Au “volontarisme” du maître franciscain, Eckhart oppose une théologie “intellectualiste”, caractéristique de l’esprit dominicain. Les questions disputées étaient, avec les commentaires des Sentences, l’un des deux modes d’expression caractéristiques de l’“intellectuel médiéval”, en particulier du théologien universitaire. Elles consistaient en un exercice en quelque sorte rhétorique dont le but était de résoudre publiquement des problèmes, ici théologiques, à coups d’arguments pro et contra, c’est-à-dire en suivant les règles de l’argumentation scolastique. Outre sa participation aux disputationes, Maître Eckhart était tenu de fournir des commentaires de la Bible. Un certain nombre de ses commentaires nous sont parvenus, sans que l’on puisse affirmer avec certitude s’ils remontent au premier ou au second magistère parisien d’Eckhart.
L’époque dans laquelle vécurent les principaux disciples directs d’Eckhart — Tauler et Suso, tous deux morts dans les années 1360 — fut plus troublée encore. Le XIVe siècle est un de ceux dont on aime à dire avec un peu d’emphase qu’ils sont “de fer”. C’est le début du bas Moyen Age avec ses crises polymorphes : guerres (de Cent Ans, 1337-1453), épidémies (peste noire de 1348), famines, crises religieuses (Grand Schisme d’Occident, 1378-1417). Or ce “temps d’épreuves” est aussi marqué par ce qu’André Vauchez a très justement appelé une “invasion mystique”. Cette époque voit également foisonner les mouvements populaires hérétiques. C’est de ce contexte d’effervescence religieuse et spirituelle dont nous allons traiter maintenant.
L’œuvre de Maître Eckhart est bilingue. Elle se partage en deux grands ensembles bien distincts : l’œuvre latine et l’œuvre allemande. Schématiquement, on pourrait dire que la première est celle du Lesemeister (“maître de lecture”), le maître de l’Université de Paris, qui s’exprime en latin scolastique pour un public instruit de clercs ; tandis que la seconde est celle du Lebemeister (“maître de vie”), le maître spirituel, qui prêche en langue vulgaire devant un auditoire d’hommes mais surtout de femmes, religieux ou laïcs.

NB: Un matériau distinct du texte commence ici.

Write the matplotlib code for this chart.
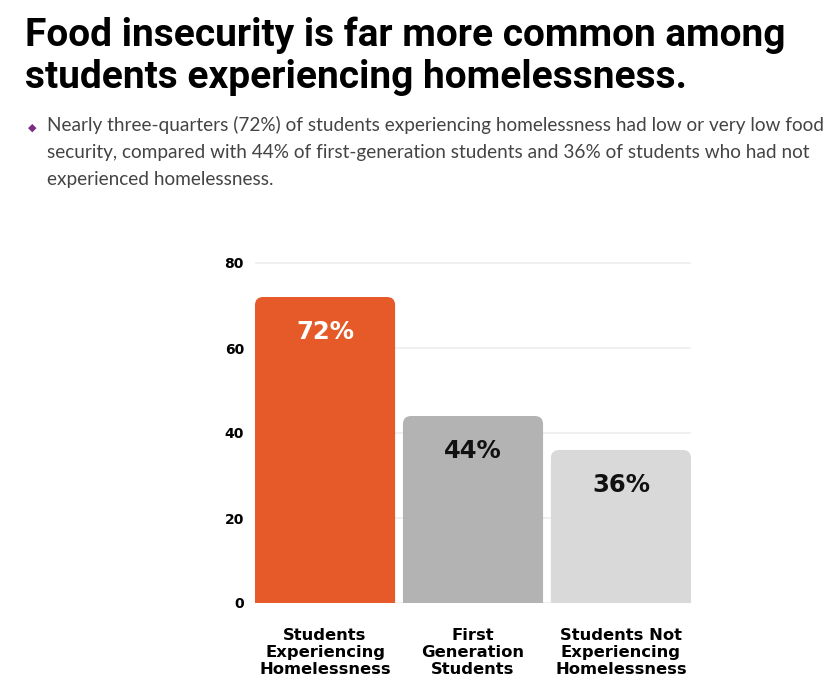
import matplotlib.pyplot as plt
from matplotlib.patches import FancyBboxPatch

categories = ['Students\nExperiencing\nHomelessness', 'First\nGeneration\nStudents',
              'Students Not\nExperiencing\nHomelessness']
values = [72, 44, 36]
bar_labels = ['72%', '44%', '36%']
colors = ['#E55A28', '#B3B3B3', '#D9D9D9']
label_colors = ['white', '#111111', '#111111']
yticks = [0, 20, 40, 60, 80]

title = 'Food insecurity is far more common among\nstudents experiencing homelessness.'
note = ('Nearly three-quarters (72%) of students experiencing homelessness had low or very low food\n'
        'security, compared with 44% of first-generation students and 36% of students who had not\n'
        'experienced homelessness.')

fig = plt.figure(figsize=(8.35, 6.99), dpi=100)
fig.text(0.030, 0.977, title, fontsize=28, fontweight='bold', family='Roboto',
         va='top', ha='left', linespacing=1.19, color='black')
fig.text(0.034, 0.817, '\u25c6', fontsize=8, color='#7B2D83', va='center', ha='left')
fig.text(0.056, 0.834, note, fontsize=13.7, family='Lato', color='#444444',
         va='top', ha='left', linespacing=1.72)

w = 0.947
# axes: x 255..691 px, y 263..603 px (0..80)
ax = fig.add_axes([255/835, 1-603/699, 436/835, 352/699])
ax.set_xlim(-w/2, len(values) - 1 + w/2)
ax.set_ylim(0, 80 * 352/340)

r = 0.055
for i, (v, c) in enumerate(zip(values, colors)):
    p = FancyBboxPatch((i - w/2, -5), w, v + 5,
                       boxstyle=f'round,pad=0,rounding_size={r}',
                       mutation_aspect=35, facecolor=c, edgecolor='none', zorder=2)
    ax.add_patch(p)
    ax.text(i, v - 8.2, bar_labels[i], ha='center', va='center', fontsize=17.5,
            fontweight='bold', family='DejaVu Sans', color=label_colors[i], zorder=3)

ax.set_yticks(yticks)
ax.set_yticklabels([str(t) for t in yticks], fontsize=10, fontweight='bold')
ax.yaxis.grid(True, color='#EEEEEE', linewidth=1.2, zorder=0)
ax.set_axisbelow(True)
ax.tick_params(axis='y', length=0, pad=8)
ax.set_xticks(range(len(categories)))
ax.set_xticklabels(categories, fontsize=11.8, fontweight='bold', linespacing=1.15)
ax.tick_params(axis='x', length=0, pad=18)
for s in ax.spines.values():
    s.set_visible(False)

fig.savefig('out.png', dpi=100, facecolor='white')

En somme, ici le latin et les clercs, là l’allemand et les laïcs.
Maître Eckhart (vers 1260-vers 1328) vécut à la charnière du “beau XIIIe siècle” et du XIVe siècle, prélude à “l’automne du Moyen Age” selon l’heureuse formule de Huizinga. Maître en théologie de l’Université de Paris et prédicateur en langue vernaculaire dans la région rhénane (à Strasbourg, à Cologne, et leurs environs), la vie d’Eckhart se déroule entre plusieurs pays, langues et cultures. Essentiellement, le royaume de France et le Saint Empire romain germanique, le latin et l’allemand — précisément le moyen-haut-allemand (Mittelhochdeutsch) — , le monde des clercs et celui des laïcs.